Retype only the lines from the top of the records to the line with "increase of cornea", including that line but none of the pictures.

>> start SUPPLIED DATA

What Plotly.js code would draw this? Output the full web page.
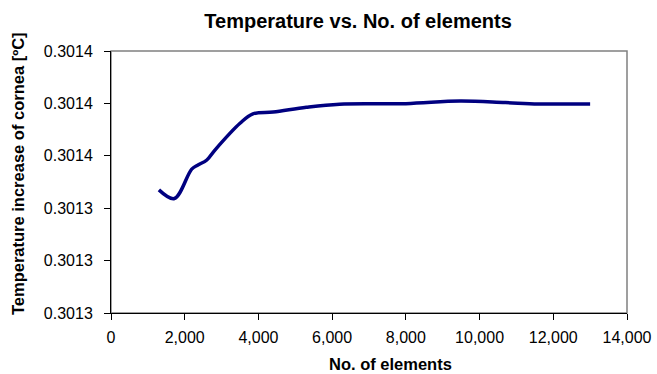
<!DOCTYPE html>
<html>
<head>
<meta charset="utf-8">
<script src="https://cdn.plot.ly/plotly-3.0.1.min.js"></script>
<style>html,body{margin:0;padding:0;background:#fff;}#chart{width:657px;height:374px;}</style>
</head>
<body>
<div id="chart"></div>
<script>
// Data
const elements = [1300, 1720, 2190, 2360, 2600, 2820, 3500, 3850, 4400, 5300, 6200, 8000, 9470, 10700, 11600, 13000];
const temperature = [0.301347, 0.3013437, 0.3013549, 0.3013565, 0.3013584, 0.3013622, 0.3013724, 0.3013760, 0.3013767, 0.3013785, 0.3013797, 0.3013799, 0.3013809, 0.3013803, 0.3013798, 0.3013798];
const yTickVals = [0.30130, 0.30132, 0.30134, 0.30136, 0.30138, 0.30140];
const yTickText = ["0.3013", "0.3013", "0.3013", "0.3014", "0.3014", "0.3014"];
const xTickVals = [0, 2000, 4000, 6000, 8000, 10000, 12000, 14000];
const xTickText = ["0", "2,000", "4,000", "6,000", "8,000", "10,000", "12,000", "14,000"];
const chartTitle = "Temperature vs. No. of elements";
const xTitle = "No. of elements";
const yTitle = "Temperature increase of cornea [ºC]";

const font = "Liberation Sans, Arial, sans-serif";
const trace = {
  x: elements, y: temperature, type: "scatter", mode: "lines",
  line: {color: "#000080", width: 3.5, shape: "spline", smoothing: 1},
  hoverinfo: "skip"
};
const layout = {
  width: 657, height: 374,
  margin: {l: 111, r: 30, t: 51, b: 61},
  paper_bgcolor: "#fff", plot_bgcolor: "#fff",
  showlegend: false,
  font: {family: font, color: "#000", size: 16},
  title: {text: "<b>" + chartTitle + "</b>", font: {family: font, size: 20, color: "#000"}, x: 0.545, xanchor: "center", y: 0.943, yanchor: "middle"},
  xaxis: {
    range: [0, 14000], tickvals: xTickVals, ticktext: xTickText,
    ticks: "outside", ticklen: 6, tickcolor: "#000", tickwidth: 1,
    showline: true, linecolor: "#000", linewidth: 1, showgrid: false, zeroline: false,
    tickfont: {family: font, size: 16, color: "#000"},
    ticklabelstandoff: 4
  },
  yaxis: {
    range: [0.30130, 0.30140], tickvals: yTickVals, ticktext: yTickText,
    ticks: "outside", ticklen: 6, tickcolor: "#000", tickwidth: 1,
    showline: true, linecolor: "#000", linewidth: 1, showgrid: false, zeroline: false,
    tickfont: {family: font, size: 16, color: "#000"},
    ticklabelstandoff: 8
  },
  annotations: [
    {text: "<b>" + xTitle + "</b>", xref: "paper", yref: "paper", x: 0.5426, y: -0.1947, xanchor: "center", yanchor: "middle", showarrow: false, font: {family: font, size: 16.5, color: "#000"}},
    {text: "<b>" + yTitle + "</b>", xref: "paper", yref: "paper", x: -0.1802, y: 0.5305, xanchor: "center", yanchor: "middle", textangle: -90, showarrow: false, font: {family: font, size: 16.5, color: "#000"}}
  ],
  shapes: [{type: "rect", xref: "paper", yref: "paper", x0: 0, x1: 1, y0: 0, y1: 1, line: {color: "#808080", width: 1.5}, layer: "below"}]
};
Plotly.newPlot("chart", [trace], layout, {displayModeBar: false, staticPlot: true});
</script>
</body>
</html>
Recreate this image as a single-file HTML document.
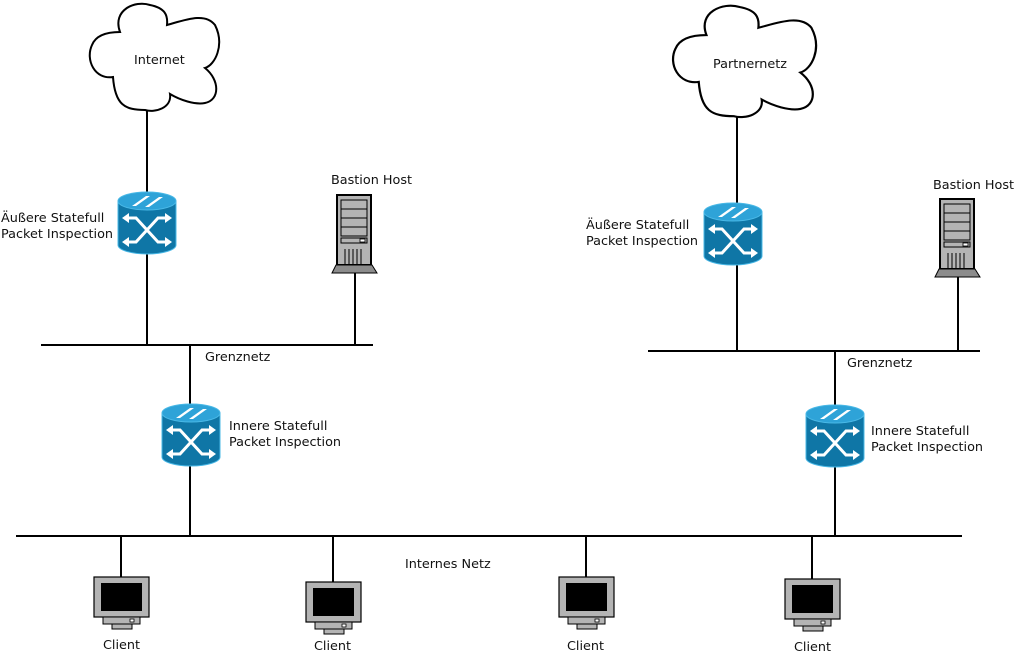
<!DOCTYPE html>
<html><head><meta charset="utf-8"><style>
html,body{margin:0;padding:0;background:#fff;}
svg{display:block}
text{font-family:"DejaVu Sans","Liberation Sans",sans-serif;font-size:12.8px;fill:#111}
</style></head><body>
<svg width="1015" height="655" viewBox="0 0 1015 655" xmlns="http://www.w3.org/2000/svg">
<defs>
<g id="rt">
  <path d="M0,9 L0,53 A29,9 0 0 0 58,53 L58,9 Z" fill="#0f76a6" stroke="#49b8e6" stroke-width="1"/>
  <ellipse cx="29" cy="9" rx="29" ry="9" fill="#2ea3d8" stroke="#49b8e6" stroke-width="1"/>
  <path d="M14,14 L28,4 L32,4 L18,14 Z M27,15 L41,5 L45,5 L31,15 Z" fill="#fff"/>
  <g stroke="#fff" stroke-width="3" fill="none">
    <path d="M10,26 L18,26 L40,50 L48,50"/>
    <path d="M10,50 L18,50 L40,26 L48,26"/>
  </g>
  <g fill="#fff">
    <path d="M4,26 L11,21 L11,31 Z"/><path d="M54,26 L47,21 L47,31 Z"/>
    <path d="M4,50 L11,45 L11,55 Z"/><path d="M54,50 L47,45 L47,55 Z"/>
  </g>
</g>
<g id="srv">
  <rect x="5" y="0" width="34" height="70" fill="#b4b4b4" stroke="#000" stroke-width="2"/>
  <rect x="9" y="5" width="26" height="9" fill="#b4b4b4" stroke="#000" stroke-width="1"/>
  <rect x="9" y="14" width="26" height="9" fill="#b4b4b4" stroke="#000" stroke-width="1"/>
  <rect x="9" y="23" width="26" height="9" fill="#b4b4b4" stroke="#000" stroke-width="1"/>
  <rect x="9" y="32" width="26" height="9" fill="#b4b4b4" stroke="#000" stroke-width="1"/>
  <rect x="9" y="43" width="26" height="5" fill="#b4b4b4" stroke="#000" stroke-width="1"/>
  <rect x="28" y="44" width="5" height="3" fill="#fff" stroke="#000" stroke-width="0.8"/>
  <g stroke="#000" stroke-width="1"><path d="M13,54V69M17,54V69M21,54V69M25,54V69M29,54V69"/></g>
  <path d="M4,70 L40,70 L45,78 L0,78 Z" fill="#8c8c8c" stroke="#000" stroke-width="1"/>
</g>
<g id="cli">
  <rect x="0" y="0" width="55" height="40" fill="#b4b4b4" stroke="#000" stroke-width="1.2"/>
  <rect x="7" y="6" width="41" height="28" fill="#000"/>
  <rect x="9" y="40" width="37" height="7" fill="#b4b4b4" stroke="#000" stroke-width="1"/>
  <rect x="36" y="42" width="4" height="3" fill="#fff" stroke="#000" stroke-width="0.8"/>
  <rect x="18" y="47" width="20" height="5" fill="#b4b4b4" stroke="#000" stroke-width="1"/>
</g>
<path id="cloud" d="M120,32 C112,10 135,0 150,5 C165,8 168,15 167,25 C185,20 205,12 215,25 C225,45 215,65 205,68 C220,80 220,100 205,103 C195,105 180,100 170,94 C172,108 155,113 145,110 C125,110 115,105 113,77 C95,80 85,60 92,45 C96,35 108,32 120,32 Z" fill="#fff" stroke="#000" stroke-width="2"/>
</defs>

<g stroke="#000" stroke-width="2" fill="none">
  <path d="M147,108V345 M41,345H373 M355,273V345 M190,345V536 M16,536H962"/>
  <path d="M121,536V578 M333,536V583 M586,536V578 M812,536V580"/>
  <path d="M737,113V351 M648,351H980 M958,276V351 M835,351V536"/>
</g>

<use href="#cloud"/>
<use href="#cloud" transform="translate(670,7) scale(1.105,1.04) translate(-87,-5)"/>

<use href="#rt" x="118" y="192"/>
<use href="#rt" x="162" y="404"/>
<use href="#rt" x="704" y="203"/>
<use href="#rt" x="806" y="405"/>

<use href="#srv" x="332" y="195"/>
<use href="#srv" x="935" y="199"/>

<use href="#cli" x="94" y="577"/>
<use href="#cli" x="306" y="582"/>
<use href="#cli" x="559" y="577"/>
<use href="#cli" x="785" y="579"/>

<text x="134" y="64">Internet</text>
<text x="713" y="68">Partnernetz</text>
<text x="331" y="184">Bastion Host</text>
<text x="933" y="189">Bastion Host</text>
<text x="1" y="222">Äußere Statefull</text>
<text x="1" y="238">Packet Inspection</text>
<text x="586" y="229">Äußere Statefull</text>
<text x="586" y="245">Packet Inspection</text>
<text x="205" y="361">Grenznetz</text>
<text x="847" y="367">Grenznetz</text>
<text x="229" y="430">Innere Statefull</text>
<text x="229" y="446">Packet Inspection</text>
<text x="871" y="435">Innere Statefull</text>
<text x="871" y="451">Packet Inspection</text>
<text x="405" y="568">Internes Netz</text>
<text x="103" y="649">Client</text>
<text x="314" y="650">Client</text>
<text x="567" y="650">Client</text>
<text x="794" y="651">Client</text>
</svg>
</body></html>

>> end SUPPLIED DATA

▶ [CORRECT RESULT]
What Plotly.js code would draw this? Output the full web page.
<!DOCTYPE html>
<html>
<head>
<meta charset="utf-8">
<script src="https://cdn.plot.ly/plotly-3.0.1.min.js"></script>
<style>html,body{margin:0;padding:0;background:#fff;}#chart{width:657px;height:374px;}</style>
</head>
<body>
<div id="chart"></div>
<script>
// Data
const elements = [1300, 1720, 2190, 2360, 2600, 2820, 3500, 3850, 4400, 5300, 6200, 8000, 9470, 10700, 11600, 13000];
const temperature = [0.301347, 0.3013437, 0.3013549, 0.3013565, 0.3013584, 0.3013622, 0.3013724, 0.3013760, 0.3013767, 0.3013785, 0.3013797, 0.3013799, 0.3013809, 0.3013803, 0.3013798, 0.3013798];
const yTickVals = [0.30130, 0.30132, 0.30134, 0.30136, 0.30138, 0.30140];
const yTickText = ["0.3013", "0.3013", "0.3013", "0.3014", "0.3014", "0.3014"];
const xTickVals = [0, 2000, 4000, 6000, 8000, 10000, 12000, 14000];
const xTickText = ["0", "2,000", "4,000", "6,000", "8,000", "10,000", "12,000", "14,000"];
const chartTitle = "Temperature vs. No. of elements";
const xTitle = "No. of elements";
const yTitle = "Temperature increase of cornea [ºC]";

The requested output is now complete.